L’emarginazione delle vittime è il miglior alleato dei violenti, e anche se è una guerra silenziosa, voltarsi dall’altra parte costituisce una responsabilità da cui nessuno è immune.

La ricerca Tecnè

Sono 6,8 milioni le donne che hanno subìto un qualche tipo di violenza fisica o sessuale in Italia, 4,4 milioni sono invece le donne minacciate, picchiate e costrette a subire soprusi. Sono alcuni dei numeri emersi dalla ricerca condotta da Tecnè in occasione della conferenza stampa, che si è tenuta nella Sala Nassirya del Senato, per la presentazione dei progetti della Nosostras Onlus.

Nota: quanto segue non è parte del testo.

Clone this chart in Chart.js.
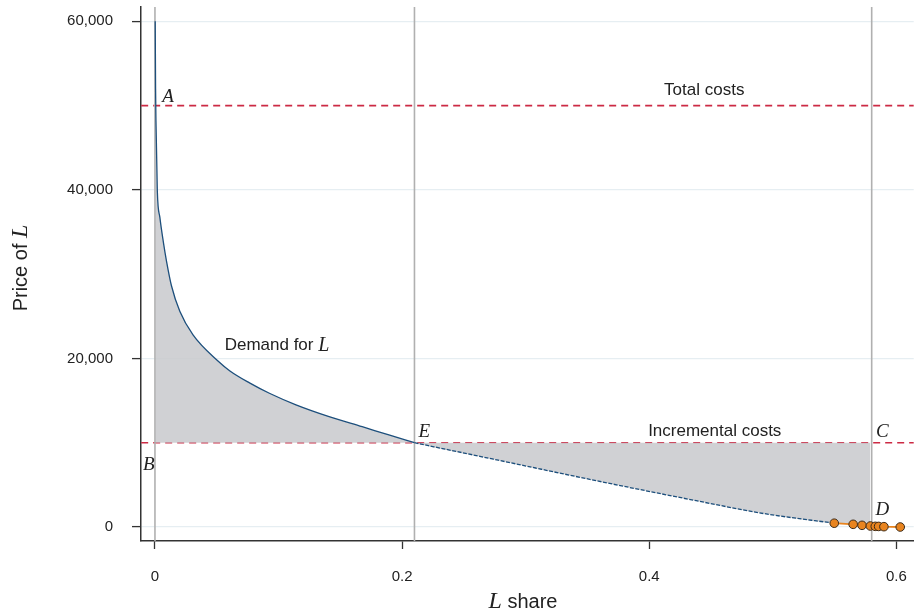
<!DOCTYPE html>
<html>
<head>
<meta charset="utf-8">
<script src="https://cdn.jsdelivr.net/npm/chart.js@4/dist/chart.umd.min.js"></script>
<style>
  html, body { margin: 0; padding: 0; background: #fff; }
  #wrap { width: 919px; height: 614px; position: relative; }
</style>
</head>
<body>
<div id="wrap"><canvas id="demandChart"></canvas></div>
<script>
// Demand curve for L (share, price)
const demandX = [0.0002, 0.0005, 0.0008, 0.0019, 0.0040, 0.0067, 0.0094, 0.0134, 0.0201, 0.0308, 0.0510, 0.0604, 0.0765, 0.0926, 0.1141, 0.1409, 0.1677, 0.1893, 0.21];
const demandY = [60000, 52000, 48200, 39900, 36700, 33900, 31500, 28600, 25600, 22800, 19700, 18550, 17100, 15870, 14500, 13100, 11900, 10920, 10000];
// continuation below incremental costs (dashed)
const tailX = [0.21, 0.2778, 0.358, 0.4388, 0.4925, 0.5497];
const tailY = [10000, 7930, 5470, 3100, 1600, 450];

// observed points near D
const obsX = [0.5497, 0.5650, 0.5722, 0.5789, 0.5829, 0.5856, 0.5899, 0.6031];
const obsY = [450, 320, 200, 120, 80, 70, 40, 0];

const totalCost = 50000;
const incrementalCost = 10000;
const markerX = [0, 0.21, 0.58];   // vertical reference lines

const xTicks = [0, 0.2, 0.4, 0.6];
const yTicks = [0, 20000, 40000, 60000];

const pts = (xs, ys) => xs.map((x, i) => ({ x: x, y: ys[i] }));

// boundary of the shaded area: curve, tail, then observed points up to C
const shadeBoundary = pts(demandX, demandY)
    .concat(pts(tailX, tailY).slice(1))
    .concat(pts(obsX, obsY).filter(p => p.x > 0.5497 && p.x <= 0.58));

const sans = '"Liberation Sans", Arial, sans-serif';
const serif = '"Liberation Serif", "Times New Roman", serif';

// text on the plot, placed in data coordinates
const notes = [
    { x: 0.0105, y: 51000, text: 'A', italic: true },
    { x: -0.005, y: 7350, text: 'B', italic: true },
    { x: 0.5886, y: 11270, text: 'C', italic: true },
    { x: 0.5886, y: 2050, text: 'D', italic: true },
    { x: 0.218, y: 11270, text: 'E', italic: true },
    { x: 0.4445, y: 51800, text: 'Total costs' },
    { x: 0.453, y: 11350, text: 'Incremental costs' }
];

function drawMixed(ctx, parts, x, y, align) {
    let total = 0;
    parts.forEach(p => { ctx.font = p.font; total += ctx.measureText(p.text).width; });
    let cx = align === 'center' ? x - total / 2 : x;
    parts.forEach(p => {
        ctx.font = p.font;
        ctx.fillText(p.text, cx, y);
        cx += ctx.measureText(p.text).width;
    });
}

const textPlugin = {
    id: 'textPlugin',
    afterDraw(chart) {
        const ctx = chart.ctx;
        const xs = chart.scales.x, ys = chart.scales.y;
        ctx.save();
        ctx.fillStyle = '#222';
        ctx.textBaseline = 'middle';
        ctx.textAlign = 'left';
        notes.forEach(n => {
            const px = xs.getPixelForValue(n.x), py = ys.getPixelForValue(n.y);
            ctx.font = n.italic ? 'italic 19px ' + serif : '17px ' + sans;
            const w = ctx.measureText(n.text).width;
            ctx.fillText(n.text, px - w / 2, py);
        });
        // "Demand for L"
        drawMixed(ctx, [
            { text: 'Demand for ', font: '17px ' + sans },
            { text: 'L', font: 'italic 20px ' + serif }
        ], xs.getPixelForValue(0.0564), ys.getPixelForValue(21500), 'left');

        // axis titles
        ctx.textBaseline = 'alphabetic';
        drawMixed(ctx, [
            { text: 'L', font: 'italic 24px ' + serif },
            { text: ' share', font: '20px ' + sans }
        ], 523, 608, 'center');

        ctx.translate(27, 268);
        ctx.rotate(-Math.PI / 2);
        drawMixed(ctx, [
            { text: 'Price of ', font: '20px ' + sans },
            { text: 'L', font: 'italic 24px ' + serif }
        ], 0, 0, 'center');
        ctx.restore();
    }
};

const gray = '#b0b0b0';
const red = '#cc2a44';
const blue = '#1d4f7c';
const orange = '#e8841f';

const ctx = document.getElementById('demandChart');
new Chart(ctx, {
    type: 'line',
    data: {
        datasets: [
            {
                label: 'Observed',
                data: pts(obsX, obsY),
                borderColor: orange,
                borderWidth: 1.8,
                pointRadius: 4.3,
                pointBackgroundColor: orange,
                pointBorderColor: '#3b2a18',
                pointBorderWidth: 1,
                order: 1
            },
            {
                label: 'Demand for L',
                data: pts(demandX, demandY),
                borderColor: blue,
                borderWidth: 1.3,
                pointRadius: 0,
                cubicInterpolationMode: 'monotone',
                order: 2
            },
            {
                label: 'Demand tail',
                data: pts(tailX, tailY),
                borderColor: blue,
                borderWidth: 1.3,
                borderDash: [4, 1.5],
                pointRadius: 0,
                cubicInterpolationMode: 'monotone',
                order: 2
            },
            ...markerX.map(v => ({
                label: 'marker ' + v,
                data: [{ x: v, y: -5000 }, { x: v, y: 70000 }],
                borderColor: gray,
                borderWidth: 1.6,
                pointRadius: 0,
                order: 3
            })),
            {
                label: 'Shade',
                data: shadeBoundary,
                borderWidth: 0,
                borderColor: 'rgba(0,0,0,0)',
                pointRadius: 0,
                cubicInterpolationMode: 'monotone',
                fill: {
                    target: { value: incrementalCost },
                    above: 'rgba(200,201,204,0.85)',
                    below: 'rgba(200,201,204,0.85)'
                },
                order: 4
            },
            {
                label: 'Total costs',
                data: [{ x: -0.05, y: totalCost }, { x: 0.7, y: totalCost }],
                borderColor: red,
                borderWidth: 1.6,
                borderDash: [7, 5],
                pointRadius: 0,
                order: 5
            },
            {
                label: 'Incremental costs',
                data: [{ x: -0.05, y: incrementalCost }, { x: 0.7, y: incrementalCost }],
                borderColor: red,
                borderWidth: 1.6,
                borderDash: [7, 5],
                pointRadius: 0,
                order: 5
            }
        ]
    },
    options: {
        responsive: true,
        maintainAspectRatio: false,
        animation: false,
        layout: { padding: { top: 7, right: 1, left: 0, bottom: 0 } },
        plugins: {
            legend: { display: false },
            tooltip: { enabled: false }
        },
        scales: {
            x: {
                type: 'linear',
                min: -0.0113,
                max: 0.614,
                afterBuildTicks: s => { s.ticks = xTicks.map(v => ({ value: v })); },
                afterFit: s => { s.height = 73; s.paddingLeft = 0; s.paddingRight = 0; },
                border: { display: true, color: '#333', width: 1.5 },
                grid: { drawOnChartArea: false, drawTicks: true, tickLength: 8, tickColor: '#333', tickWidth: 1.3 },
                ticks: {
                    color: '#222',
                    padding: 19,
                    maxRotation: 0,
                    font: { family: sans, size: 15 },
                    callback: v => String(v)
                }
            },
            y: {
                type: 'linear',
                min: -1660,
                max: 61700,
                afterBuildTicks: s => { s.ticks = yTicks.map(v => ({ value: v })); },
                afterFit: s => { s.width = 141; s.paddingTop = 0; s.paddingBottom = 0; },
                border: { display: true, color: '#333', width: 1.5 },
                grid: { color: '#e6eef2', lineWidth: 1.2, drawTicks: true, tickLength: 9, tickColor: '#333', tickWidth: 1.3 },
                ticks: {
                    color: '#222',
                    padding: 19,
                    font: { family: sans, size: 15 },
                    callback: v => v.toLocaleString('en-US')
                }
            }
        }
    },
    plugins: [textPlugin]
});
</script>
</body>
</html>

Secondo l’Istituto di ricerca, che ha rielaborato i dati Istat per quanto riguarda l’analisi quantitativa del fenomeno, almeno un milione di donne sono state costrette a subire rapporti sessuali indesiderati, 1,2 milioni sono state vittime di uno stupro o di un tentato stupro mentre almeno 330 mila sono state costrette a rapporti sessuali umilianti. Elevata la quota delle donne che hanno subito violenza sessuale da parte del partner o dell’ex partner, pari a 2,9 milioni, e altrettanto elevati i numeri riguardanti le donne che hanno temuto per la propria vita e quelle che, di fatto, hanno riportato ferite: rispettivamente 2,5 e 2,6 milioni di donne. Nonostante siano 2,4 milioni le donne che hanno subito violenza, e considerano l’episodio un reato, solo 800 mila hanno sporto denuncia.
Ben 4,4 milioni di donne sono vittime di violenza psicologica da parte del partner attuale e addirittura in una coppia su quattro la donna subisce gravi situazioni di limitazione, controllo e svalorizzazione (200 mila le donne chiuse in casa o seguite dal partner quando escono, 50 mila le donne in coppia con figli che sono oggetto di minaccia e ritorsione).
Per quanto riguarda invece le opinioni dei maschi, rilevate direttamente da Tecnè tramite un sondaggio telefonico, risulta che il 18% degli uomini pensa che sia normale che un uomo tradito reagisca con atteggiamenti violenti. Non solo, il 10% ritiene giusto reagire violentemente nel caso in cui una donna manifesti atteggiamenti esasperanti. Altro dato allarmante è quello secondo cui il 13% degli uomini pensa che la violenza sessuale dipenda anche dal fatto che le donne usano abiti troppo provocanti.